Georgia was once a reality. G.E.O.R.G.I.A. Easily spelled, easily reached. I could not imagine not getting there. I looked at the statistics, the 15-25% success rate and laughed. I saw my friends return home and kept walking, strong stride, consistent miles.
But when I set out seven days ago, my mom asked “Grayson, are you sure this is a good idea?”
“I don’t know, but I’ve got to give it a shot,” I said knowing the challenge I was about to face. “I’ll call you in five minutes,” I said jokingly.
Three days later, having not conversed or seen any human, I called my mom and told her, “I am going to get you to pick me up in Waynesboro, if that’s okay.”
“Are you okay though? If you need to get a hotel room, just do it,” she responded.
“No I’m safe, I promise you.” And the understatement of my life, “I’m just not having fun.”
I went a total of six days this past week without human interaction. I trudged into the woods, postholing in the deep snow as my mom yelled “I love you Grayson” from down the hill. I slept in the same shelter with the same cold, the same ten pound mice as I did on the night from hell three weeks ago, this time outfitted with better gear.
It took me only three miles to realize that the arctic weather was creating an epic adventure for me. The occasional set of footsteps provided me with some relief from the trudging. It made it quite difficult to match the stride of a man who thought he was walking on a tight rope. And another guy I swear had a left leg at least six inches short than his right.
It was a fun dream, a fun trip. I am home now though. My beard is in the trash can and the closest I can get to the amazing experience, the glory days I had a mere couple months ago is the wood burning in my fire pit and the fallen white blaze, framed and waiting to be mounted.
Its too bad that I am so willing to completely abandon all hope of finishing. But, see I made it far. And no one can really understand what I went through to make it Waynesboro, Virginia. The number one-thousand, three-hundred, and twenty-five point eight slips easily from the tongue. The pictures look beautiful, the mountains looks treacherous, the snow looks fresh, fluffy, and fun. Pictures cannot measure temperature, a number cannot summarize the struggle, the suffering, the effort, the commitment, the life I left, and the life I led to do such a journey. The number one-thousand, three-hundred, twenty-five point eight does not slide gracefully underfoot. And the one-hundred and twenty days and nights I spent in the woods did not ever come comfortably and effortlessly.

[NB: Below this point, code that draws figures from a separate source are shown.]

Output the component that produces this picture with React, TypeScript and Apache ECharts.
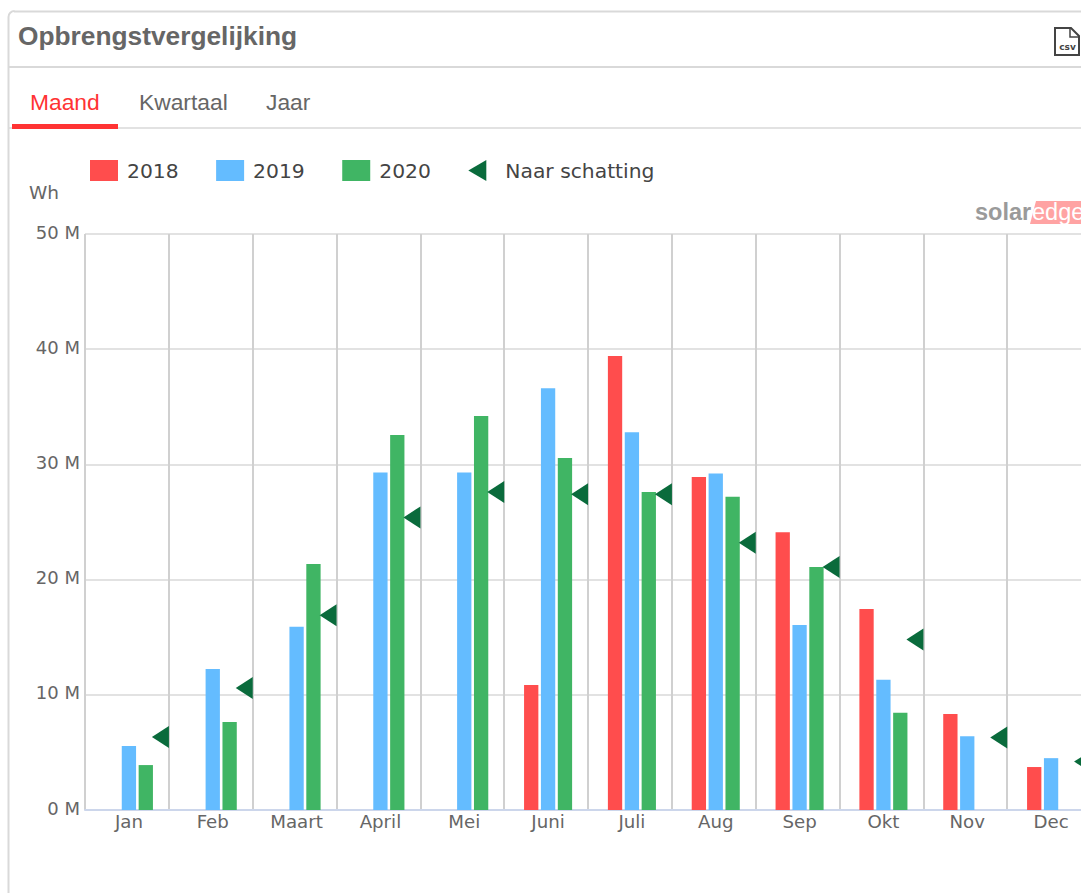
import React, { useEffect, useRef } from "react";
import * as echarts from "echarts";

const months = ["Jan", "Feb", "Maart", "April", "Mei", "Juni", "Juli", "Aug", "Sep", "Okt", "Nov", "Dec"];
const yTicks = [0, 10, 20, 30, 40, 50];
const values2018 = [null, null, null, null, null, 10.85, 39.4, 28.9, 24.1, 17.45, 8.33, 3.73];
const values2019 = [5.55, 12.24, 15.9, 29.3, 29.3, 36.6, 32.8, 29.2, 16.06, 11.3, 6.4, 4.5];
const values2020 = [3.9, 7.64, 21.35, 32.55, 34.2, 30.55, 27.6, 27.2, 21.1, 8.45, null, null];
const estimated = [6.34, 10.6, 16.9, 25.4, 27.6, 27.4, 27.4, 23.2, 21.1, 14.8, 6.3, 4.2];

const UI_FONT = "'Liberation Sans', Arial, sans-serif";
const CHART_FONT = "'DejaVu Sans', Verdana, sans-serif";
const RED = "#ff4d4d";
const BLUE = "#64bcff";
const GREEN = "#40b564";
const DARK = "#0a6b3c";
const TAB_RED = "#ff3333";
const RULE = "#d9d9d9";

const triangle = "path://M0 11L17 0L17 22Z";
const legendTriangle = "path://M0 0M28 21M0 10.5L18 0L18 21Z";

const barBase = { type: "bar", xAxisIndex: 1, yAxisIndex: 1, barWidth: 14.3, barGap: "18%" };

export default function App() {
  const ref = useRef<HTMLDivElement>(null);
  useEffect(() => {
    const chart = echarts.init(ref.current!, undefined, { renderer: "svg" });
    chart.setOption({
      animation: false,
      backgroundColor: "#fff",
      textStyle: { fontFamily: CHART_FONT },
      grid: [
        { left: 85, top: 234, width: 1006, height: 576, outerBoundsMode: "none" },
        { left: 87, top: 234, width: 1006, height: 576, outerBoundsMode: "none" },
      ],
      legend: {
        left: 90,
        top: 160,
        padding: 0,
        itemWidth: 28,
        itemHeight: 21,
        itemGap: 37.5,
        textStyle: { fontFamily: CHART_FONT, fontSize: 20.3, color: "#444", padding: [0, 0, 0, 4] },
        data: [
          { name: "2018", icon: "rect" },
          { name: "2019", icon: "rect" },
          { name: "2020", icon: "rect" },
          { name: "Naar schatting", icon: legendTriangle },
        ],
      },
      xAxis: [
        {
          type: "category",
          gridIndex: 0,
          data: months,
          axisLine: { lineStyle: { color: "#ccd6eb", width: 2 } },
          axisTick: { length: 16, lineStyle: { color: "#ccd6eb", width: 2 } },
          axisLabel: { show: false },
          splitLine: { show: true, lineStyle: { color: "#d0d0d0", width: 2 } },
        },
        {
          type: "category",
          gridIndex: 1,
          data: months,
          axisLine: { show: false },
          axisTick: { show: false },
          axisLabel: { color: "#666", fontSize: 18.2, margin: 2, fontFamily: CHART_FONT },
          splitLine: { show: false },
        },
      ],
      yAxis: [
        {
          type: "value",
          gridIndex: 0,
          min: 0,
          max: 50,
          interval: 10,
          axisLine: { show: false },
          axisTick: { show: false },
          axisLabel: {
            margin: 5,
            formatter: (v: number) => (yTicks.includes(v) ? `{a|${v} M}` : ""),
            rich: {
              a: { color: "#666", fontSize: 18, fontFamily: CHART_FONT, padding: [0, 0, 4, 0] },
            },
          },
          splitLine: { show: true, lineStyle: { color: "#e2e2e2", width: 2 } },
        },
        {
          type: "value",
          gridIndex: 1,
          min: 0,
          max: 50,
          show: false,
        },
      ],
      series: [
        { ...barBase, name: "2018", data: values2018, itemStyle: { color: RED } },
        { ...barBase, name: "2019", data: values2019, itemStyle: { color: BLUE } },
        { ...barBase, name: "2020", data: values2020, itemStyle: { color: GREEN } },
        {
          type: "scatter",
          name: "Naar schatting",
          xAxisIndex: 1,
          yAxisIndex: 1,
          data: estimated,
          symbol: triangle,
          symbolSize: [17, 22],
          symbolOffset: [31.5, 0],
          itemStyle: { color: DARK, opacity: 1 },
          clip: false,
          z: 5,
        },
      ],
      graphic: [
        { type: "line", shape: { x1: 14, y1: 11.5, x2: 1081, y2: 11.5 }, style: { stroke: RULE, lineWidth: 2 } },
        { type: "line", shape: { x1: 8.5, y1: 17, x2: 8.5, y2: 893 }, style: { stroke: RULE, lineWidth: 2 } },
        { type: "arc", shape: { cx: 14.5, cy: 17, r: 6, startAngle: Math.PI, endAngle: Math.PI * 1.5 }, style: { stroke: RULE, lineWidth: 2, fill: "none" } },
        { type: "line", shape: { x1: 9, y1: 67, x2: 1081, y2: 67 }, style: { stroke: RULE, lineWidth: 2 } },
        { type: "line", shape: { x1: 9, y1: 128, x2: 1081, y2: 128 }, style: { stroke: RULE, lineWidth: 1.5 } },
        { type: "rect", shape: { x: 12, y: 124, width: 106, height: 5 }, style: { fill: TAB_RED } },
        { type: "text", x: 18, y: 36, style: { text: "Opbrengstvergelijking", font: `bold 26.3px ${UI_FONT}`, fill: "#666", verticalAlign: "middle" } },
        { type: "text", x: 30, y: 102, style: { text: "Maand", font: `22.8px ${UI_FONT}`, fill: TAB_RED, verticalAlign: "middle" } },
        { type: "text", x: 139, y: 102, style: { text: "Kwartaal", font: `22.8px ${UI_FONT}`, fill: "#666", verticalAlign: "middle" } },
        { type: "text", x: 266, y: 102, style: { text: "Jaar", font: `22.8px ${UI_FONT}`, fill: "#666", verticalAlign: "middle" } },
        { type: "text", x: 29, y: 192, style: { text: "Wh", font: `18.5px ${CHART_FONT}`, fill: "#666", verticalAlign: "middle" } },
        { type: "polygon", shape: { points: [[1055, 28], [1071, 28], [1079, 36], [1079, 55], [1055, 55]] }, style: { fill: "#fff", stroke: "#444", lineWidth: 2 } },
        { type: "polyline", shape: { points: [[1070, 29], [1070, 37], [1078, 37]] }, style: { fill: "none", stroke: "#444", lineWidth: 1.5 } },
        { type: "text", x: 1067.5, y: 47, style: { text: "csv", font: `bold 9px ${CHART_FONT}`, fill: "#444", align: "center", verticalAlign: "middle" } },
        { type: "polygon", shape: { points: [[1036, 201], [1081, 201], [1081, 224], [1030, 224]] }, style: { fill: "#ffa3a3" } },
        { type: "text", x: 975, y: 212, style: { text: "solar", font: `bold 23.5px ${UI_FONT}`, fill: "#9a9a9a", verticalAlign: "middle" } },
        { type: "text", x: 1032, y: 212, style: { text: "edge", font: `23.5px ${UI_FONT}`, fill: "#fff", verticalAlign: "middle" } },
      ],
    });
    return () => chart.dispose();
  }, []);
  return (
    <div
      ref={ref}
      style={{ position: "absolute", left: 0, top: 0, width: 1081, height: 893, overflow: "hidden" }}
    />
  );
}
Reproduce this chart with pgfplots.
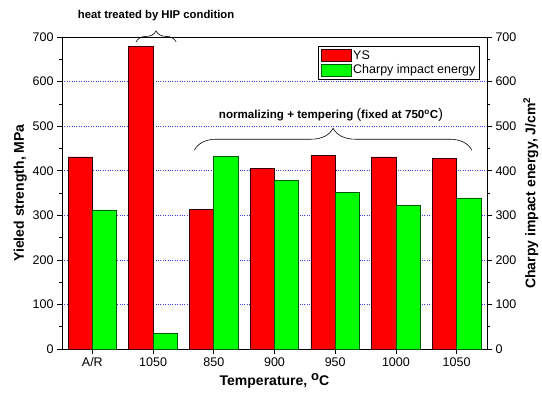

I am quitting. I have quit. I give up. Who in their right mind would not? I have frostbite on my nose and nightmares of the cold I suffered through this past week.
“Are you okay?” he asked.
“To be quite honest I am a little traumatized.”
I went out on this trip to grow, to see the world and hopefully gain some ability to love everything about it unconditionally. Getting caught in the thorns that lay across the trail while struggling to lift my leg out of the three foot deep snow bank, being ripped apart by wind, crawling under, climbing over, and squeezing between fallen trees, screaming at the absurdity of the situation, that is not my idea of a good experience.
I walked over the creek I slept beside senior year of high school. That Saturday night in high school as I sat in my tent by the creek, a thunderstorm battered the mountain ridges. I thought about a trail stretching through New England and the Mid-Atlantic into the Southeast, from Maine to Georgia, the trail that I sat beside. Is it really true? I cannot imagine that the backcountry, the woods, the bush can really extend that far. When I walked over the ice sheet covering the cold waters of Ivy Creek, I stood in shock at the site where I laid my tent down that night. It is true. I actually proved it to be true. I walked every foot of the Appalachian Trail from Katahdin to Rockfish Gap and actually proved it to be true. And of course the wonder still remains of whether it truly does continue on south. But the wonder as of now is not significant enough to instigate any hint of desire to test the theory. I’ll trust what they say and Georgia can wait. For now, my new years resolution is to not do ANYTHING stupid for a long, long time.
So very proud of your accomplishment. You are very brave and determined and wise. I think you have made the right decision. Jack and I have enjoyed following your journey! Welcome home, Grayson.